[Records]

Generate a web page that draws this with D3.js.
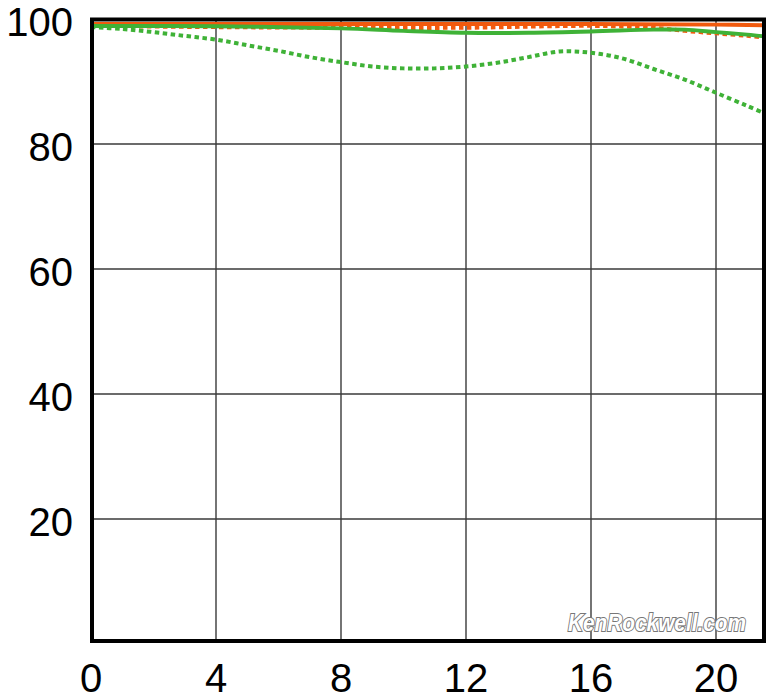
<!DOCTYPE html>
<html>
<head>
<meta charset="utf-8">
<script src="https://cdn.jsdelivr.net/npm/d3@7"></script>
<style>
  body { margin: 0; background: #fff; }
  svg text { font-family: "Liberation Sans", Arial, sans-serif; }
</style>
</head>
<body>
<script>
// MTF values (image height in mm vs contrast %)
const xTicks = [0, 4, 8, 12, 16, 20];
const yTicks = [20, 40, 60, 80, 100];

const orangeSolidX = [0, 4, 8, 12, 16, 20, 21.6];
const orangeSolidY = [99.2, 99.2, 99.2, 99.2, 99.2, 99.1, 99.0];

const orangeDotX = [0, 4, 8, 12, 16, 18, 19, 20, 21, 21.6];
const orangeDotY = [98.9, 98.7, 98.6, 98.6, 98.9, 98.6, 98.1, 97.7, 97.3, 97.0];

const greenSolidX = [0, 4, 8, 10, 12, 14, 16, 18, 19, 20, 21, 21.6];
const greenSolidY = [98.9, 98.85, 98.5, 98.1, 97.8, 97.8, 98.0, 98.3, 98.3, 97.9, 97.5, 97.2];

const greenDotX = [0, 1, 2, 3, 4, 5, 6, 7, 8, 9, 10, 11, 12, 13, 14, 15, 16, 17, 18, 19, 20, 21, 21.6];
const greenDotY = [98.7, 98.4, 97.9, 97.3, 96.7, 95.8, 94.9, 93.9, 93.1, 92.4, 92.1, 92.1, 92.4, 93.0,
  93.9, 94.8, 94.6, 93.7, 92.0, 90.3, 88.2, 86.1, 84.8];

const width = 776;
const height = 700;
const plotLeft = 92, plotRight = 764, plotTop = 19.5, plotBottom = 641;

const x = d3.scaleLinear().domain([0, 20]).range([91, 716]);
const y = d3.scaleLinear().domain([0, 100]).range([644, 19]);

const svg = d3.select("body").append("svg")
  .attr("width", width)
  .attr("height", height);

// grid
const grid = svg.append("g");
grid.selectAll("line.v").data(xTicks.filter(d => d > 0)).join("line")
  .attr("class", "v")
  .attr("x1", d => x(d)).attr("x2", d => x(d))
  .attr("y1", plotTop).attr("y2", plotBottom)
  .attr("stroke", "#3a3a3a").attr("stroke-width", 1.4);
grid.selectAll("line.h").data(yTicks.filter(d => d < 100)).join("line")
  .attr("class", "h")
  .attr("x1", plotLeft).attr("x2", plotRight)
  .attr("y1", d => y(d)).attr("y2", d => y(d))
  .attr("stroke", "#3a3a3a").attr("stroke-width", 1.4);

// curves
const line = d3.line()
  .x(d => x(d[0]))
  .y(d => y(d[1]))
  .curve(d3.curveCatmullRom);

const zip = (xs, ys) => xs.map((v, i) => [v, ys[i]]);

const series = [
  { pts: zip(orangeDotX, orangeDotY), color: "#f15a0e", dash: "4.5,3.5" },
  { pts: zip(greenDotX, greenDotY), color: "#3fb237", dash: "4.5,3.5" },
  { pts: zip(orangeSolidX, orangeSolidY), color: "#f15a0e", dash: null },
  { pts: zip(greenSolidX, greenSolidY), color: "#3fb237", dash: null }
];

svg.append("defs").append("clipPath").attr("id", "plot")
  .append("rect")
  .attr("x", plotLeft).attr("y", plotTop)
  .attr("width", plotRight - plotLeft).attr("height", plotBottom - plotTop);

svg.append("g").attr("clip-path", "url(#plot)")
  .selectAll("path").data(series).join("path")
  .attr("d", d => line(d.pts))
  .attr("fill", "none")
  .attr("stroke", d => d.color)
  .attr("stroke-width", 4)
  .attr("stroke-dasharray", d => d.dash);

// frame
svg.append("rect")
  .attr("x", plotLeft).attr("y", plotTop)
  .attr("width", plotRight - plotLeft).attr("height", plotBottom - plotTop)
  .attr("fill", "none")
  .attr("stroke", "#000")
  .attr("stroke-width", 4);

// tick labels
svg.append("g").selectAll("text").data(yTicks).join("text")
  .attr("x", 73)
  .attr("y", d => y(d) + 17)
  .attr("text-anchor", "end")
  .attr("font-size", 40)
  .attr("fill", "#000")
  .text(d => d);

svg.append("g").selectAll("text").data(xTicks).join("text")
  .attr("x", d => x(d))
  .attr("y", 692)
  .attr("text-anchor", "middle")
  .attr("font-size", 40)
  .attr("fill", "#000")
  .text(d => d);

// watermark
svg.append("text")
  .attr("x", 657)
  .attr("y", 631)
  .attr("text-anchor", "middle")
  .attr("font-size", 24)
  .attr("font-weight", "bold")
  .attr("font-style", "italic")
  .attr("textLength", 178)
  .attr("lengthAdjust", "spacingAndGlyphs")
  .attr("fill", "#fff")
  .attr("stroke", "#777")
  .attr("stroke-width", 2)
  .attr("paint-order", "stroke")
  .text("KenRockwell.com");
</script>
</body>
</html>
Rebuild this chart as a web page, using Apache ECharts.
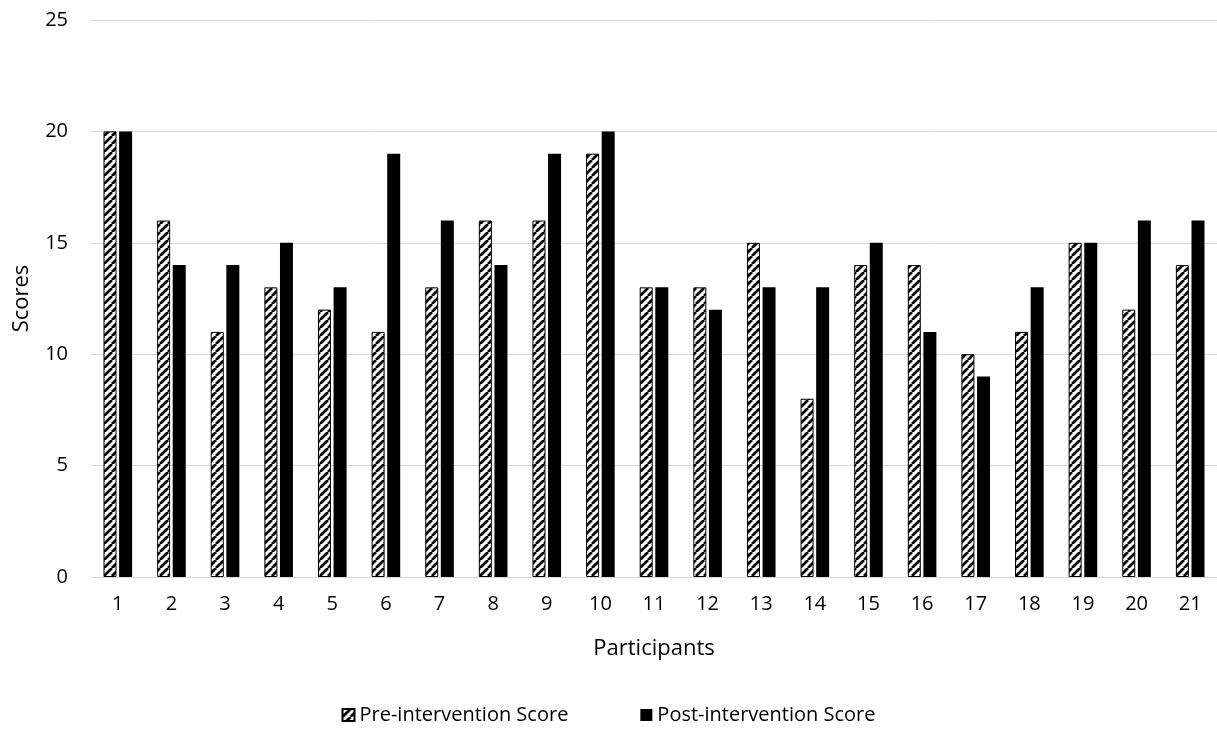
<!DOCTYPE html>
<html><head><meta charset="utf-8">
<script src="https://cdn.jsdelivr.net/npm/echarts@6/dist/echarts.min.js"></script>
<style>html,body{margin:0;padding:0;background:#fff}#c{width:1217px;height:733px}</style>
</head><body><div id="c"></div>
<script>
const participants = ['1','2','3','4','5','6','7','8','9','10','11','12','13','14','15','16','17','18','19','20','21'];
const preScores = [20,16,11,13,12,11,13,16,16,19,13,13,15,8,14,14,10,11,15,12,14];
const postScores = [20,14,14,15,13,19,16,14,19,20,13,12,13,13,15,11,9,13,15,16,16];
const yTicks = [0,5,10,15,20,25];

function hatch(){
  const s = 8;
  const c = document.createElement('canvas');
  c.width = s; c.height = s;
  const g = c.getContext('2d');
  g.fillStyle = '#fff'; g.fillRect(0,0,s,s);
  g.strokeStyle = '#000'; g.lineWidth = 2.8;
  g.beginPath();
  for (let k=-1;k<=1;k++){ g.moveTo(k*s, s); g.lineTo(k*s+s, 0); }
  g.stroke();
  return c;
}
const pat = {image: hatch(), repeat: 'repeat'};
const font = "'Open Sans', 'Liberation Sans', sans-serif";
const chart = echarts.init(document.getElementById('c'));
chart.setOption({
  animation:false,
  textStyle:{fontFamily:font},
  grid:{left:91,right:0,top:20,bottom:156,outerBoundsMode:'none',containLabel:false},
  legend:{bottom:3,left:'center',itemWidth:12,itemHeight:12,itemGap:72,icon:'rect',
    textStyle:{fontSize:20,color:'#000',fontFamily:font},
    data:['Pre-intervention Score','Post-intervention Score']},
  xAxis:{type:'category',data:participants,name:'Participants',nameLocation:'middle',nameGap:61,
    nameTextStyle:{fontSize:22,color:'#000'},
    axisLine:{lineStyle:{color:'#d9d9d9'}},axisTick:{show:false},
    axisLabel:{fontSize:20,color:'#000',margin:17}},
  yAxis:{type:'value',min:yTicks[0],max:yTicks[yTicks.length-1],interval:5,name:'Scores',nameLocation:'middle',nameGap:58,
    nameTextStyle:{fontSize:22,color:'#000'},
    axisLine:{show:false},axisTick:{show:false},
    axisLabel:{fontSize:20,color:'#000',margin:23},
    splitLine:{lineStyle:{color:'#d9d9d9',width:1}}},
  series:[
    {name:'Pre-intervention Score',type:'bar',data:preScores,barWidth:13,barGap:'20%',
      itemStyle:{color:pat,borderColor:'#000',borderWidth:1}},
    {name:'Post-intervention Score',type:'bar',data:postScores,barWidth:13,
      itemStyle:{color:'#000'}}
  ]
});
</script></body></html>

- **Brief**
Reproduce every line above as written, skipping pictures.

- **Result of this exercise**
Generate a web page that draws this with D3.js.
<!DOCTYPE html>
<html>
<head>
<meta charset="utf-8">
<script src="https://cdn.jsdelivr.net/npm/d3@7"></script>
<style>
  body { margin: 0; background: #fff; }
  svg text { font-family: "Liberation Sans", Arial, sans-serif; }
</style>
</head>
<body>
<script>
// MTF values (image height in mm vs contrast %)
const xTicks = [0, 4, 8, 12, 16, 20];
const yTicks = [20, 40, 60, 80, 100];

const orangeSolidX = [0, 4, 8, 12, 16, 20, 21.6];
const orangeSolidY = [99.2, 99.2, 99.2, 99.2, 99.2, 99.1, 99.0];

const orangeDotX = [0, 4, 8, 12, 16, 18, 19, 20, 21, 21.6];
const orangeDotY = [98.9, 98.7, 98.6, 98.6, 98.9, 98.6, 98.1, 97.7, 97.3, 97.0];

const greenSolidX = [0, 4, 8, 10, 12, 14, 16, 18, 19, 20, 21, 21.6];
const greenSolidY = [98.9, 98.85, 98.5, 98.1, 97.8, 97.8, 98.0, 98.3, 98.3, 97.9, 97.5, 97.2];

const greenDotX = [0, 1, 2, 3, 4, 5, 6, 7, 8, 9, 10, 11, 12, 13, 14, 15, 16, 17, 18, 19, 20, 21, 21.6];
const greenDotY = [98.7, 98.4, 97.9, 97.3, 96.7, 95.8, 94.9, 93.9, 93.1, 92.4, 92.1, 92.1, 92.4, 93.0,
  93.9, 94.8, 94.6, 93.7, 92.0, 90.3, 88.2, 86.1, 84.8];

const width = 776;
const height = 700;
const plotLeft = 92, plotRight = 764, plotTop = 19.5, plotBottom = 641;

const x = d3.scaleLinear().domain([0, 20]).range([91, 716]);
const y = d3.scaleLinear().domain([0, 100]).range([644, 19]);

const svg = d3.select("body").append("svg")
  .attr("width", width)
  .attr("height", height);

// grid
const grid = svg.append("g");
grid.selectAll("line.v").data(xTicks.filter(d => d > 0)).join("line")
  .attr("class", "v")
  .attr("x1", d => x(d)).attr("x2", d => x(d))
  .attr("y1", plotTop).attr("y2", plotBottom)
  .attr("stroke", "#3a3a3a").attr("stroke-width", 1.4);
grid.selectAll("line.h").data(yTicks.filter(d => d < 100)).join("line")
  .attr("class", "h")
  .attr("x1", plotLeft).attr("x2", plotRight)
  .attr("y1", d => y(d)).attr("y2", d => y(d))
  .attr("stroke", "#3a3a3a").attr("stroke-width", 1.4);

// curves
const line = d3.line()
  .x(d => x(d[0]))
  .y(d => y(d[1]))
  .curve(d3.curveCatmullRom);

const zip = (xs, ys) => xs.map((v, i) => [v, ys[i]]);

const series = [
  { pts: zip(orangeDotX, orangeDotY), color: "#f15a0e", dash: "4.5,3.5" },
  { pts: zip(greenDotX, greenDotY), color: "#3fb237", dash: "4.5,3.5" },
  { pts: zip(orangeSolidX, orangeSolidY), color: "#f15a0e", dash: null },
  { pts: zip(greenSolidX, greenSolidY), color: "#3fb237", dash: null }
];

svg.append("defs").append("clipPath").attr("id", "plot")
  .append("rect")
  .attr("x", plotLeft).attr("y", plotTop)
  .attr("width", plotRight - plotLeft).attr("height", plotBottom - plotTop);

svg.append("g").attr("clip-path", "url(#plot)")
  .selectAll("path").data(series).join("path")
  .attr("d", d => line(d.pts))
  .attr("fill", "none")
  .attr("stroke", d => d.color)
  .attr("stroke-width", 4)
  .attr("stroke-dasharray", d => d.dash);

// frame
svg.append("rect")
  .attr("x", plotLeft).attr("y", plotTop)
  .attr("width", plotRight - plotLeft).attr("height", plotBottom - plotTop)
  .attr("fill", "none")
  .attr("stroke", "#000")
  .attr("stroke-width", 4);

// tick labels
svg.append("g").selectAll("text").data(yTicks).join("text")
  .attr("x", 73)
  .attr("y", d => y(d) + 17)
  .attr("text-anchor", "end")
  .attr("font-size", 40)
  .attr("fill", "#000")
  .text(d => d);

svg.append("g").selectAll("text").data(xTicks).join("text")
  .attr("x", d => x(d))
  .attr("y", 692)
  .attr("text-anchor", "middle")
  .attr("font-size", 40)
  .attr("fill", "#000")
  .text(d => d);

// watermark
svg.append("text")
  .attr("x", 657)
  .attr("y", 631)
  .attr("text-anchor", "middle")
  .attr("font-size", 24)
  .attr("font-weight", "bold")
  .attr("font-style", "italic")
  .attr("textLength", 178)
  .attr("lengthAdjust", "spacingAndGlyphs")
  .attr("fill", "#fff")
  .attr("stroke", "#777")
  .attr("stroke-width", 2)
  .attr("paint-order", "stroke")
  .text("KenRockwell.com");
</script>
</body>
</html>
Rebuild this chart as a web page, using Apache ECharts.
<!DOCTYPE html>
<html><head><meta charset="utf-8">
<script src="https://cdn.jsdelivr.net/npm/echarts@6/dist/echarts.min.js"></script>
<style>html,body{margin:0;padding:0;background:#fff}#c{width:1217px;height:733px}</style>
</head><body><div id="c"></div>
<script>
const participants = ['1','2','3','4','5','6','7','8','9','10','11','12','13','14','15','16','17','18','19','20','21'];
const preScores = [20,16,11,13,12,11,13,16,16,19,13,13,15,8,14,14,10,11,15,12,14];
const postScores = [20,14,14,15,13,19,16,14,19,20,13,12,13,13,15,11,9,13,15,16,16];
const yTicks = [0,5,10,15,20,25];

function hatch(){
  const s = 8;
  const c = document.createElement('canvas');
  c.width = s; c.height = s;
  const g = c.getContext('2d');
  g.fillStyle = '#fff'; g.fillRect(0,0,s,s);
  g.strokeStyle = '#000'; g.lineWidth = 2.8;
  g.beginPath();
  for (let k=-1;k<=1;k++){ g.moveTo(k*s, s); g.lineTo(k*s+s, 0); }
  g.stroke();
  return c;
}
const pat = {image: hatch(), repeat: 'repeat'};
const font = "'Open Sans', 'Liberation Sans', sans-serif";
const chart = echarts.init(document.getElementById('c'));
chart.setOption({
  animation:false,
  textStyle:{fontFamily:font},
  grid:{left:91,right:0,top:20,bottom:156,outerBoundsMode:'none',containLabel:false},
  legend:{bottom:3,left:'center',itemWidth:12,itemHeight:12,itemGap:72,icon:'rect',
    textStyle:{fontSize:20,color:'#000',fontFamily:font},
    data:['Pre-intervention Score','Post-intervention Score']},
  xAxis:{type:'category',data:participants,name:'Participants',nameLocation:'middle',nameGap:61,
    nameTextStyle:{fontSize:22,color:'#000'},
    axisLine:{lineStyle:{color:'#d9d9d9'}},axisTick:{show:false},
    axisLabel:{fontSize:20,color:'#000',margin:17}},
  yAxis:{type:'value',min:yTicks[0],max:yTicks[yTicks.length-1],interval:5,name:'Scores',nameLocation:'middle',nameGap:58,
    nameTextStyle:{fontSize:22,color:'#000'},
    axisLine:{show:false},axisTick:{show:false},
    axisLabel:{fontSize:20,color:'#000',margin:23},
    splitLine:{lineStyle:{color:'#d9d9d9',width:1}}},
  series:[
    {name:'Pre-intervention Score',type:'bar',data:preScores,barWidth:13,barGap:'20%',
      itemStyle:{color:pat,borderColor:'#000',borderWidth:1}},
    {name:'Post-intervention Score',type:'bar',data:postScores,barWidth:13,
      itemStyle:{color:'#000'}}
  ]
});
</script></body></html>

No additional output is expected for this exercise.